(The request): Each entry below should be returned exactly as is, with the pictures removed.
### Supplied material
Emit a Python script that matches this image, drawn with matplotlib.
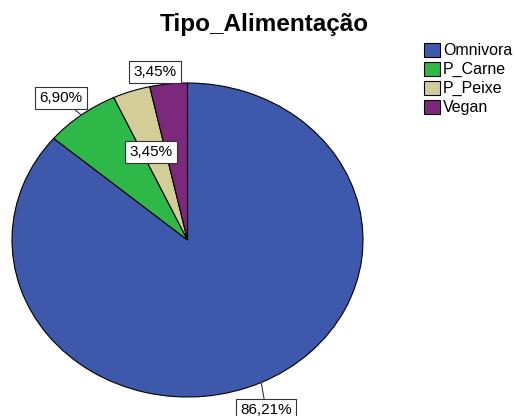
import matplotlib
matplotlib.use('Agg')
import matplotlib.pyplot as plt
import numpy as np

plt.rcParams['font.family'] = ['Liberation Sans', 'DejaVu Sans']

# data
categories = ['Omnivora', 'P_Carne', 'P_Peixe', 'Vegan']
percentages = [86.21, 6.90, 3.45, 3.45]
colors = ['#3E58AC', '#2EB848', '#D3CE97', '#7C287D']
title = 'Tipo_Alimentação'

# label box centres in image pixels (x, y from top) and leader on/off
label_pos = [(266, 410), (61, 98), (151, 152), (155, 72)]
leader = [True, True, False, False]

W, H = 515, 416
fig = plt.figure(figsize=(W / 100, H / 100), dpi=100)

# pie is an ellipse: centre (187.5, 240), rx 175.5, ry 157 px
cx, cy, rx, ry = 187.5, 240, 175.5, 157
ax = fig.add_axes([(cx - rx) / W, 1 - (cy + ry) / H, 2 * rx / W, 2 * ry / H])
wedges, _ = ax.pie(percentages, colors=colors, startangle=90, counterclock=False,
                   wedgeprops=dict(edgecolor='black', linewidth=0.8))
ax.set_aspect('auto')
ax.set_xlim(-1, 1)
ax.set_ylim(-1, 1)
ax.axis('off')

for w, p, (lx, ly), ld in zip(wedges, percentages, label_pos, leader):
    txt = '{:.2f}%'.format(p).replace('.', ',')
    ang = np.deg2rad((w.theta1 + w.theta2) / 2)
    xy = (np.cos(ang), np.sin(ang))
    ax.annotate(txt, xy=xy, xycoords='data',
                xytext=(lx, H - ly), textcoords='figure pixels',
                ha='center', va='center', fontsize=11, annotation_clip=False,
                bbox=dict(boxstyle='square,pad=0.27', fc='white', ec='#333333', lw=0.8),
                arrowprops=dict(arrowstyle='-', color='#333333', lw=0.8,
                                shrinkA=0, shrinkB=0) if ld else None)

fig.text(264 / W, 1 - 24 / H, title, ha='center', va='center',
         fontsize=17.5, fontweight='bold')

fig.legend(wedges, categories, loc='upper left',
           bbox_to_anchor=(424 / W, 1 - 43 / H), frameon=False,
           fontsize=11.5, handlelength=1.0, handleheight=0.95,
           handletextpad=0.2, labelspacing=0.22, borderpad=0,
           borderaxespad=0)

fig.savefig('out.png', dpi=100)
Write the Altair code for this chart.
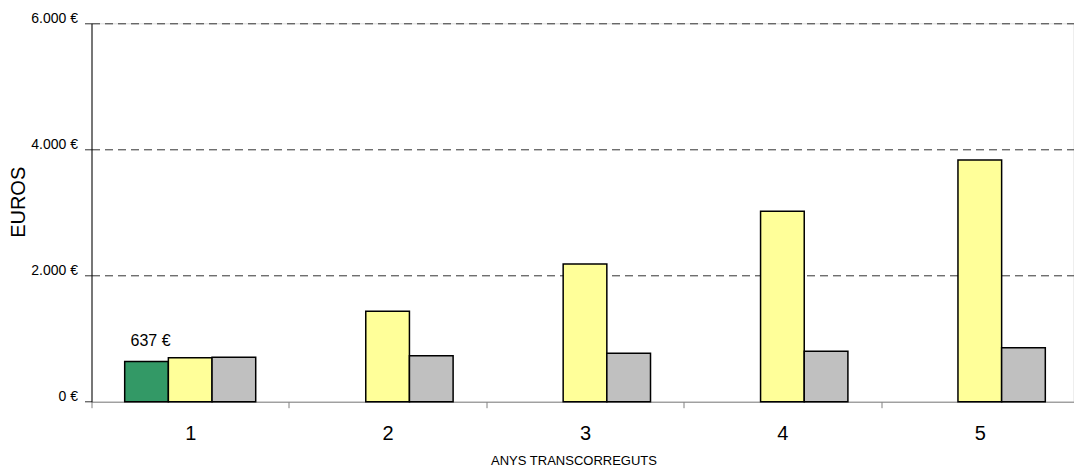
import altair as alt
import pandas as pd

# ---- data ----
years = ["1", "2", "3", "4", "5"]
series = ["Sèrie A", "Sèrie B", "Sèrie C"]
serie_a = [637, None, None, None, None]          # green (only year 1)
serie_b = [698, 1433, 2183, 3019, 3832]          # yellow
serie_c = [704, 729, 767, 799, 856]              # gray
colors = ["#339966", "#FFFF99", "#C0C0C0"]
label_year = "1"
label_value = 637
label_text = "637 €"
y_ticks = [0, 2000, 4000, 6000]

rows = []
for s_name, vals in zip(series, [serie_a, serie_b, serie_c]):
    for yr, v in zip(years, vals):
        if v is not None:
            rows.append({"any": yr, "serie": s_name, "valor": v})
df = pd.DataFrame(rows)
df_label = pd.DataFrame([{"any": label_year, "serie": series[0],
                          "valor": label_value, "txt": label_text}])

FONT = "Liberation Sans"

x_enc = alt.X(
    "any:N",
    scale=alt.Scale(domain=years, range=[0, 987], paddingInner=0, paddingOuter=0),
    axis=alt.Axis(
        title="ANYS TRANSCORREGUTS",
        labelAngle=0,
        tickBand="extent",
        domainColor="#808080",
        tickColor="#808080",
        tickSize=6,
        labelPadding=16,
        labelFontSize=20,
        labelFont=FONT,
        labelColor="black",
        titleFont=FONT,
        titleFontSize=13,
        titleFontWeight="normal",
        titleColor="black",
        titleX=482,
        titleY=59,
        titleAlign="center",
        titleBaseline="middle",
        grid=False,
    ),
)
xo_enc = alt.XOffset(
    "serie:N",
    scale=alt.Scale(domain=series, paddingInner=0, paddingOuter=0.76),
)
y_enc = alt.Y(
    "valor:Q",
    scale=alt.Scale(domain=[0, 6000], nice=False, zero=True),
    axis=alt.Axis(
        title="EUROS",
        values=y_ticks,
        labelExpr="replace(format(datum.value, ',.0f'), ',', '.') + ' €'",
        labelFont=FONT,
        labelFontSize=14,
        labelColor="black",
        labelOffset=-5,
        labelPadding=7,
        tickSize=7,
        tickColor="#333333",
        domainColor="black",
        grid=True,
        gridColor="#333333",
        gridDash=[8, 5],
        gridOpacity={"condition": {"test": "datum.value === 0", "value": 0}, "value": 1},
        titleFont=FONT,
        titleFontSize=20,
        titleFontWeight="normal",
        titleColor="black",
        titleAngle=270,
        titleX=-73,
        titleY=178.5,
        titleAlign="center",
        titleBaseline="middle",
    ),
)

bars = alt.Chart(df).mark_bar(stroke="black", strokeWidth=1.5).encode(
    x=x_enc,
    xOffset=xo_enc,
    y=y_enc,
    color=alt.Color("serie:N", scale=alt.Scale(domain=series, range=colors), legend=None),
)

labels = alt.Chart(df_label).mark_text(
    font=FONT, fontSize=16, color="black", align="center", baseline="alphabetic", dx=4, dy=-16
).encode(
    x=alt.X("any:N"),
    xOffset=alt.XOffset("serie:N"),
    y=alt.Y("valor:Q"),
    text="txt:N",
)

chart = alt.layer(bars, labels).properties(
    width=982,
    height=378.4,
    autosize=alt.AutoSizeParams(type="none"),
    padding={"left": 91.5, "top": 23.3, "right": 0, "bottom": 66.3},
).configure_view(stroke=None).configure(background="white")

chart.save("out.html", embed_options={"renderer": "svg", "actions": False})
######
(Solution for this task):
Emit a Python script that matches this image, drawn with matplotlib.
import matplotlib
matplotlib.use('Agg')
import matplotlib.pyplot as plt
import numpy as np

plt.rcParams['font.family'] = ['Liberation Sans', 'DejaVu Sans']

# data
categories = ['Omnivora', 'P_Carne', 'P_Peixe', 'Vegan']
percentages = [86.21, 6.90, 3.45, 3.45]
colors = ['#3E58AC', '#2EB848', '#D3CE97', '#7C287D']
title = 'Tipo_Alimentação'

# label box centres in image pixels (x, y from top) and leader on/off
label_pos = [(266, 410), (61, 98), (151, 152), (155, 72)]
leader = [True, True, False, False]

W, H = 515, 416
fig = plt.figure(figsize=(W / 100, H / 100), dpi=100)

# pie is an ellipse: centre (187.5, 240), rx 175.5, ry 157 px
cx, cy, rx, ry = 187.5, 240, 175.5, 157
ax = fig.add_axes([(cx - rx) / W, 1 - (cy + ry) / H, 2 * rx / W, 2 * ry / H])
wedges, _ = ax.pie(percentages, colors=colors, startangle=90, counterclock=False,
                   wedgeprops=dict(edgecolor='black', linewidth=0.8))
ax.set_aspect('auto')
ax.set_xlim(-1, 1)
ax.set_ylim(-1, 1)
ax.axis('off')

for w, p, (lx, ly), ld in zip(wedges, percentages, label_pos, leader):
    txt = '{:.2f}%'.format(p).replace('.', ',')
    ang = np.deg2rad((w.theta1 + w.theta2) / 2)
    xy = (np.cos(ang), np.sin(ang))
    ax.annotate(txt, xy=xy, xycoords='data',
                xytext=(lx, H - ly), textcoords='figure pixels',
                ha='center', va='center', fontsize=11, annotation_clip=False,
                bbox=dict(boxstyle='square,pad=0.27', fc='white', ec='#333333', lw=0.8),
                arrowprops=dict(arrowstyle='-', color='#333333', lw=0.8,
                                shrinkA=0, shrinkB=0) if ld else None)

fig.text(264 / W, 1 - 24 / H, title, ha='center', va='center',
         fontsize=17.5, fontweight='bold')

fig.legend(wedges, categories, loc='upper left',
           bbox_to_anchor=(424 / W, 1 - 43 / H), frameon=False,
           fontsize=11.5, handlelength=1.0, handleheight=0.95,
           handletextpad=0.2, labelspacing=0.22, borderpad=0,
           borderaxespad=0)

fig.savefig('out.png', dpi=100)
Write the Altair code for this chart.
import altair as alt
import pandas as pd

# ---- data ----
years = ["1", "2", "3", "4", "5"]
series = ["Sèrie A", "Sèrie B", "Sèrie C"]
serie_a = [637, None, None, None, None]          # green (only year 1)
serie_b = [698, 1433, 2183, 3019, 3832]          # yellow
serie_c = [704, 729, 767, 799, 856]              # gray
colors = ["#339966", "#FFFF99", "#C0C0C0"]
label_year = "1"
label_value = 637
label_text = "637 €"
y_ticks = [0, 2000, 4000, 6000]

rows = []
for s_name, vals in zip(series, [serie_a, serie_b, serie_c]):
    for yr, v in zip(years, vals):
        if v is not None:
            rows.append({"any": yr, "serie": s_name, "valor": v})
df = pd.DataFrame(rows)
df_label = pd.DataFrame([{"any": label_year, "serie": series[0],
                          "valor": label_value, "txt": label_text}])

FONT = "Liberation Sans"

x_enc = alt.X(
    "any:N",
    scale=alt.Scale(domain=years, range=[0, 987], paddingInner=0, paddingOuter=0),
    axis=alt.Axis(
        title="ANYS TRANSCORREGUTS",
        labelAngle=0,
        tickBand="extent",
        domainColor="#808080",
        tickColor="#808080",
        tickSize=6,
        labelPadding=16,
        labelFontSize=20,
        labelFont=FONT,
        labelColor="black",
        titleFont=FONT,
        titleFontSize=13,
        titleFontWeight="normal",
        titleColor="black",
        titleX=482,
        titleY=59,
        titleAlign="center",
        titleBaseline="middle",
        grid=False,
    ),
)
xo_enc = alt.XOffset(
    "serie:N",
    scale=alt.Scale(domain=series, paddingInner=0, paddingOuter=0.76),
)
y_enc = alt.Y(
    "valor:Q",
    scale=alt.Scale(domain=[0, 6000], nice=False, zero=True),
    axis=alt.Axis(
        title="EUROS",
        values=y_ticks,
        labelExpr="replace(format(datum.value, ',.0f'), ',', '.') + ' €'",
        labelFont=FONT,
        labelFontSize=14,
        labelColor="black",
        labelOffset=-5,
        labelPadding=7,
        tickSize=7,
        tickColor="#333333",
        domainColor="black",
        grid=True,
        gridColor="#333333",
        gridDash=[8, 5],
        gridOpacity={"condition": {"test": "datum.value === 0", "value": 0}, "value": 1},
        titleFont=FONT,
        titleFontSize=20,
        titleFontWeight="normal",
        titleColor="black",
        titleAngle=270,
        titleX=-73,
        titleY=178.5,
        titleAlign="center",
        titleBaseline="middle",
    ),
)

bars = alt.Chart(df).mark_bar(stroke="black", strokeWidth=1.5).encode(
    x=x_enc,
    xOffset=xo_enc,
    y=y_enc,
    color=alt.Color("serie:N", scale=alt.Scale(domain=series, range=colors), legend=None),
)

labels = alt.Chart(df_label).mark_text(
    font=FONT, fontSize=16, color="black", align="center", baseline="alphabetic", dx=4, dy=-16
).encode(
    x=alt.X("any:N"),
    xOffset=alt.XOffset("serie:N"),
    y=alt.Y("valor:Q"),
    text="txt:N",
)

chart = alt.layer(bars, labels).properties(
    width=982,
    height=378.4,
    autosize=alt.AutoSizeParams(type="none"),
    padding={"left": 91.5, "top": 23.3, "right": 0, "bottom": 66.3},
).configure_view(stroke=None).configure(background="white")

chart.save("out.html", embed_options={"renderer": "svg", "actions": False})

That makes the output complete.